- _Source data_
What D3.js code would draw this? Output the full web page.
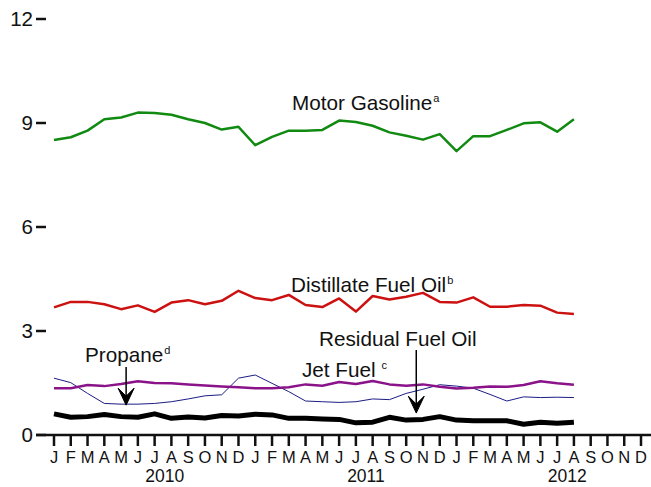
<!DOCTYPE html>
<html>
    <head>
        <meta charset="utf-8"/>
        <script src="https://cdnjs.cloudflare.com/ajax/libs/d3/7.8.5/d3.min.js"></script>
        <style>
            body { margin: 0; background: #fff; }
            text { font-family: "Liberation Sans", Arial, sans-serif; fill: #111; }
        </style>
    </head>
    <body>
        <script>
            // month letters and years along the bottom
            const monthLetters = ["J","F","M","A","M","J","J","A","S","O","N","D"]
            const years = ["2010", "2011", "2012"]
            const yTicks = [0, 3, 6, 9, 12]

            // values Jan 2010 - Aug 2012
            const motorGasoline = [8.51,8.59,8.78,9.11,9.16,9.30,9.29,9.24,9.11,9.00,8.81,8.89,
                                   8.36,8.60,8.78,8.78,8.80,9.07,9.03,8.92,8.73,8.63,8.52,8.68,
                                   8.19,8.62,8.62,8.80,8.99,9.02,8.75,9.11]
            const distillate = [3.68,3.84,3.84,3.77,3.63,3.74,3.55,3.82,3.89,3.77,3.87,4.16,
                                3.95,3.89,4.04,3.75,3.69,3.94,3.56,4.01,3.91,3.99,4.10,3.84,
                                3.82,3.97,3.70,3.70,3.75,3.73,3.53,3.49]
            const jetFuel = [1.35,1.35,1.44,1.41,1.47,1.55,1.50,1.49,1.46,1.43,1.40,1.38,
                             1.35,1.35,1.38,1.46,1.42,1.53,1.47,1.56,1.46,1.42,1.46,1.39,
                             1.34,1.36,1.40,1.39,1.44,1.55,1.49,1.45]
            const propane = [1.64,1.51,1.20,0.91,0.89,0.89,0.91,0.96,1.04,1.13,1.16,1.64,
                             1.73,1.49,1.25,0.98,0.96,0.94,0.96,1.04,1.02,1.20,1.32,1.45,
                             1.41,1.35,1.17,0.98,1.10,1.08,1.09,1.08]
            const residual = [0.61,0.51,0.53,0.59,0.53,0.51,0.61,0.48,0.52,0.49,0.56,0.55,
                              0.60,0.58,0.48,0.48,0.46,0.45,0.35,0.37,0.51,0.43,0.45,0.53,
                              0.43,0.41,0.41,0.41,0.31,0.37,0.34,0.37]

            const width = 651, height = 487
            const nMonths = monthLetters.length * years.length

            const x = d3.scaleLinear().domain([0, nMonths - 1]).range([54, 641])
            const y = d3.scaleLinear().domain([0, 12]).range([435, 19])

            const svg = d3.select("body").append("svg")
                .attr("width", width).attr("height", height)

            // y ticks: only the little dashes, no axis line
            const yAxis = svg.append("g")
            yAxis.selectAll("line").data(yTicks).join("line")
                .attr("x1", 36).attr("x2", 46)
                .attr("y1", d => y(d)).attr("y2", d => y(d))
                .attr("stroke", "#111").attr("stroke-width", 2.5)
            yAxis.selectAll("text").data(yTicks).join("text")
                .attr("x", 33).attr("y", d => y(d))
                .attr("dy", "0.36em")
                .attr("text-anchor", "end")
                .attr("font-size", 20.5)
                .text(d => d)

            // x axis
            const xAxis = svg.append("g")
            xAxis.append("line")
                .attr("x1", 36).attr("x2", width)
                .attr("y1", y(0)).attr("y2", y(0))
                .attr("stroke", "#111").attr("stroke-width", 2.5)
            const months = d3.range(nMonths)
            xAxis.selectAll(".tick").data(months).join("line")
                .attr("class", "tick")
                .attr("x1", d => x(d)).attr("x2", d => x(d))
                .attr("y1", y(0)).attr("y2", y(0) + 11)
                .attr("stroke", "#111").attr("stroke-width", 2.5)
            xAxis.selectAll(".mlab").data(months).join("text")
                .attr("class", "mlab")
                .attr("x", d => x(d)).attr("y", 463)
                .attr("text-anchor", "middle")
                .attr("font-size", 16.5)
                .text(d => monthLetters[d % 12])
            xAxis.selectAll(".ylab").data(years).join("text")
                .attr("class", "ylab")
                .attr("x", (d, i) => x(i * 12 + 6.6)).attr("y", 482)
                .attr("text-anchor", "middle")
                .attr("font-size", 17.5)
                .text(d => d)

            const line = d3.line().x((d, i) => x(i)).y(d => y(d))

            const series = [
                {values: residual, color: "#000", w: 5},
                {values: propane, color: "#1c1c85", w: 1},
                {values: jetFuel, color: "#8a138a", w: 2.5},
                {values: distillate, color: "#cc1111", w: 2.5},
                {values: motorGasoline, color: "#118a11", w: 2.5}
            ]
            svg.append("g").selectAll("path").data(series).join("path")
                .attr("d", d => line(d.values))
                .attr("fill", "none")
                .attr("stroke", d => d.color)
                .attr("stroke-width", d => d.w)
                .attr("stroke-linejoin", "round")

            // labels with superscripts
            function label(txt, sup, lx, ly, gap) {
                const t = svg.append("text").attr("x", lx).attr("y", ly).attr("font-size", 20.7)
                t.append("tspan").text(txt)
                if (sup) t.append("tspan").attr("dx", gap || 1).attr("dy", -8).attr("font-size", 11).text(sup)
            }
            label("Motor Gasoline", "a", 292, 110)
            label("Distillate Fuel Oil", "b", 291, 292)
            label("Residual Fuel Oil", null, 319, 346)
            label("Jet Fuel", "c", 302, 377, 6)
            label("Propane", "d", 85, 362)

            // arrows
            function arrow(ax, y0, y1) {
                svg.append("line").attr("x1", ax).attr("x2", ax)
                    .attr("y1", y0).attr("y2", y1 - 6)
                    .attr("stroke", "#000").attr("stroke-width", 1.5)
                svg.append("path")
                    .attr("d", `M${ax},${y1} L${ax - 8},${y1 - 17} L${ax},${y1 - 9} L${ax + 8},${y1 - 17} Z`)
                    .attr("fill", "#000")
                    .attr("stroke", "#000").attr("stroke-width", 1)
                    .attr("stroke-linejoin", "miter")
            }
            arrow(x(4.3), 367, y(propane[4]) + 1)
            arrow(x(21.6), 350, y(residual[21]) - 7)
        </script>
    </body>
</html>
* * *
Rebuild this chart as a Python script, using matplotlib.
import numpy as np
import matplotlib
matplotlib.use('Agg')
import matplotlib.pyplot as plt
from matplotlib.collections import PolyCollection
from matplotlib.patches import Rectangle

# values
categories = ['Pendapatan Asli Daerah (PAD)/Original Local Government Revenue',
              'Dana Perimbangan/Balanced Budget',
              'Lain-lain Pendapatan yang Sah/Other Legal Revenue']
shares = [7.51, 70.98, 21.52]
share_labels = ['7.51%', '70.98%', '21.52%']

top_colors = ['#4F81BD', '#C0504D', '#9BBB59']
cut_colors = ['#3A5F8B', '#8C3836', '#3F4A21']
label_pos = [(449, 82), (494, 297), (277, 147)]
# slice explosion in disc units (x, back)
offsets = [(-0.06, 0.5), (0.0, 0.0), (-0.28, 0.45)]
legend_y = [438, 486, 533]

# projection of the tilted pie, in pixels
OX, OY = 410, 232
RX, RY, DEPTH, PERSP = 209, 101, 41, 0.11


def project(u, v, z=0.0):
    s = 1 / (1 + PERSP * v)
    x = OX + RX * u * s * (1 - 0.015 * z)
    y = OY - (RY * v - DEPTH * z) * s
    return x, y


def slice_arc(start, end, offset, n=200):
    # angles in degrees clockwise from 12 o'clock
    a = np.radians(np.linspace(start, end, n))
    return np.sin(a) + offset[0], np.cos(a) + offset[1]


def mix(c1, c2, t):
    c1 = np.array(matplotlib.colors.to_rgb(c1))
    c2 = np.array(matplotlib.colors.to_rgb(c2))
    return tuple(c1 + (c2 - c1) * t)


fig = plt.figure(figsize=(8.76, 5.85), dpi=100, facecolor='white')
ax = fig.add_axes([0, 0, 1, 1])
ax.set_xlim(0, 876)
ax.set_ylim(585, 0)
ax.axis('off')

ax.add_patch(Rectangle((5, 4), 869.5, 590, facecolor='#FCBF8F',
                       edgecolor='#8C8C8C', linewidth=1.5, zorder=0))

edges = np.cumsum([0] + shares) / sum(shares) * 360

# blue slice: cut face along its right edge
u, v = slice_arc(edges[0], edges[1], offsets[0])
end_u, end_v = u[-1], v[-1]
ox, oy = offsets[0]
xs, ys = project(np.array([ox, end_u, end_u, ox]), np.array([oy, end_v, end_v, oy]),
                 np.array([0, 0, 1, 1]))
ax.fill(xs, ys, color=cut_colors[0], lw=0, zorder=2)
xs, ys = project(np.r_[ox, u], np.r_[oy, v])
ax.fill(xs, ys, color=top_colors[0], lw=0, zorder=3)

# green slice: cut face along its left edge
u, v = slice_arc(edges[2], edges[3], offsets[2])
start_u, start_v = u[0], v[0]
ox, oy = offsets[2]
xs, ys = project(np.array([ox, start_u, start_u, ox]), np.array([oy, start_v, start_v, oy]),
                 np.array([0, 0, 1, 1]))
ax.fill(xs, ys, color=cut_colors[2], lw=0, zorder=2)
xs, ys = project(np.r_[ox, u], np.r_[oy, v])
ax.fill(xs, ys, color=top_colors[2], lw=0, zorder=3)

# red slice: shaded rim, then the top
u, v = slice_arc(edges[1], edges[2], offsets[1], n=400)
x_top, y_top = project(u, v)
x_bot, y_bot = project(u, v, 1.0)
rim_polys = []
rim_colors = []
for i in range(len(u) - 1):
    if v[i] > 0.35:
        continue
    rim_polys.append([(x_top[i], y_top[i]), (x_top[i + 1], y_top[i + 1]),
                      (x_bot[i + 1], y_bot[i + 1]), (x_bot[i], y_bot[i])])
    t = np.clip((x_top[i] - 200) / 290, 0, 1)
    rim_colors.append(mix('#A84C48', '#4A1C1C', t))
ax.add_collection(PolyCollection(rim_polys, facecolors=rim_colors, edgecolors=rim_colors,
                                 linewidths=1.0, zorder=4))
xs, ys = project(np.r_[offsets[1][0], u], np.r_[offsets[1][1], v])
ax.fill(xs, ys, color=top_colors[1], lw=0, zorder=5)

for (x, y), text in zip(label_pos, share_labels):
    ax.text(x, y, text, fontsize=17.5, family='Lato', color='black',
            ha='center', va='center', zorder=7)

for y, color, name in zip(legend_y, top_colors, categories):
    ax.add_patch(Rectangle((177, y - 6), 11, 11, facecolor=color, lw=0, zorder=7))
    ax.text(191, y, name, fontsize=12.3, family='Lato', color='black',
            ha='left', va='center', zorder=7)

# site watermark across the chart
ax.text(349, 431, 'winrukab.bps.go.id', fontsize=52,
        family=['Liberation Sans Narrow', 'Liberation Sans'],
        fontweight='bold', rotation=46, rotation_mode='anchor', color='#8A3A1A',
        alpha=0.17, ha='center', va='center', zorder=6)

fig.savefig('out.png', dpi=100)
---
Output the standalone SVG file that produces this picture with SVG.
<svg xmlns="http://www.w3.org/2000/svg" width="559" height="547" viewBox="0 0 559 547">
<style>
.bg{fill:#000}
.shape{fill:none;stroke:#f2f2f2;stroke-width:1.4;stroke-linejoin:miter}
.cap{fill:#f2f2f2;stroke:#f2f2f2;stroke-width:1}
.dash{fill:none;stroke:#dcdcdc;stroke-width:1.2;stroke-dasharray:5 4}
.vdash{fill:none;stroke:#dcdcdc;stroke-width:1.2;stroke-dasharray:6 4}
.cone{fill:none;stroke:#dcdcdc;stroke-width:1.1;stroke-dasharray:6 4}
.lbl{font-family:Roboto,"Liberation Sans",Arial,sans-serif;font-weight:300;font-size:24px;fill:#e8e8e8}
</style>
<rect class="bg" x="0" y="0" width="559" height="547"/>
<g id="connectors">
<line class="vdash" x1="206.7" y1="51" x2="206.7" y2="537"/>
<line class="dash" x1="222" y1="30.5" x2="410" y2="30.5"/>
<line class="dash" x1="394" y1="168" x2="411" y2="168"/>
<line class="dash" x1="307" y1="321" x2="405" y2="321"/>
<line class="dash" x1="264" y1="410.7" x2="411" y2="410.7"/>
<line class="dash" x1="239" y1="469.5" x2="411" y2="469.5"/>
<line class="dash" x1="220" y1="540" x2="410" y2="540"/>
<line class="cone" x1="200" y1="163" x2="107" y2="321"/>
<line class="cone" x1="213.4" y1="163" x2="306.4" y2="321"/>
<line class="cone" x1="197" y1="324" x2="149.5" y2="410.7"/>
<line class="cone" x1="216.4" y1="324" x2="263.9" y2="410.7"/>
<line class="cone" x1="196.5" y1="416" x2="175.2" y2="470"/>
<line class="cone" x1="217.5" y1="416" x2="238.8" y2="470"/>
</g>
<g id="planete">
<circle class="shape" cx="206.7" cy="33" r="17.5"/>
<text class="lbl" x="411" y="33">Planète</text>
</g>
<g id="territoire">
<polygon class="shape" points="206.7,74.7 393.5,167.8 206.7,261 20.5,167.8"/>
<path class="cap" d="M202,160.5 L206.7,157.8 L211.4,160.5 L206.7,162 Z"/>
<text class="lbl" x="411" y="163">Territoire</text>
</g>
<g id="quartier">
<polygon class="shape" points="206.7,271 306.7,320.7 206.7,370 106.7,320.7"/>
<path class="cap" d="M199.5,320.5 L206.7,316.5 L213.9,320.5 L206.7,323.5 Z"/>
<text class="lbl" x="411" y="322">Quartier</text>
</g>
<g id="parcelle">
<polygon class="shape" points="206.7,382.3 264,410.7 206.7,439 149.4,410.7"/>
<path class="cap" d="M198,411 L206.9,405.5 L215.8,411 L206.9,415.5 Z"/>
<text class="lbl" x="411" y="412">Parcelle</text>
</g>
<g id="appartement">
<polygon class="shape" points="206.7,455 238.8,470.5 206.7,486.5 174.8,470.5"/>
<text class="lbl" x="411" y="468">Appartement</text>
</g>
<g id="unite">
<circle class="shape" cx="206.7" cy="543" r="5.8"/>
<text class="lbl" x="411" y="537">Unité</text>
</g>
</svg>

- _Aim of the task_
Transcribe, leaving out pictures, each line from the one containing "What D3.js code" through the one containing "const yTicks = [0, 3, 6, 9, 12]".

- _The result_
What D3.js code would draw this? Output the full web page.
<!DOCTYPE html>
<html>
    <head>
        <meta charset="utf-8"/>
        <script src="https://cdnjs.cloudflare.com/ajax/libs/d3/7.8.5/d3.min.js"></script>
        <style>
            body { margin: 0; background: #fff; }
            text { font-family: "Liberation Sans", Arial, sans-serif; fill: #111; }
        </style>
    </head>
    <body>
        <script>
            // month letters and years along the bottom
            const monthLetters = ["J","F","M","A","M","J","J","A","S","O","N","D"]
            const years = ["2010", "2011", "2012"]
            const yTicks = [0, 3, 6, 9, 12]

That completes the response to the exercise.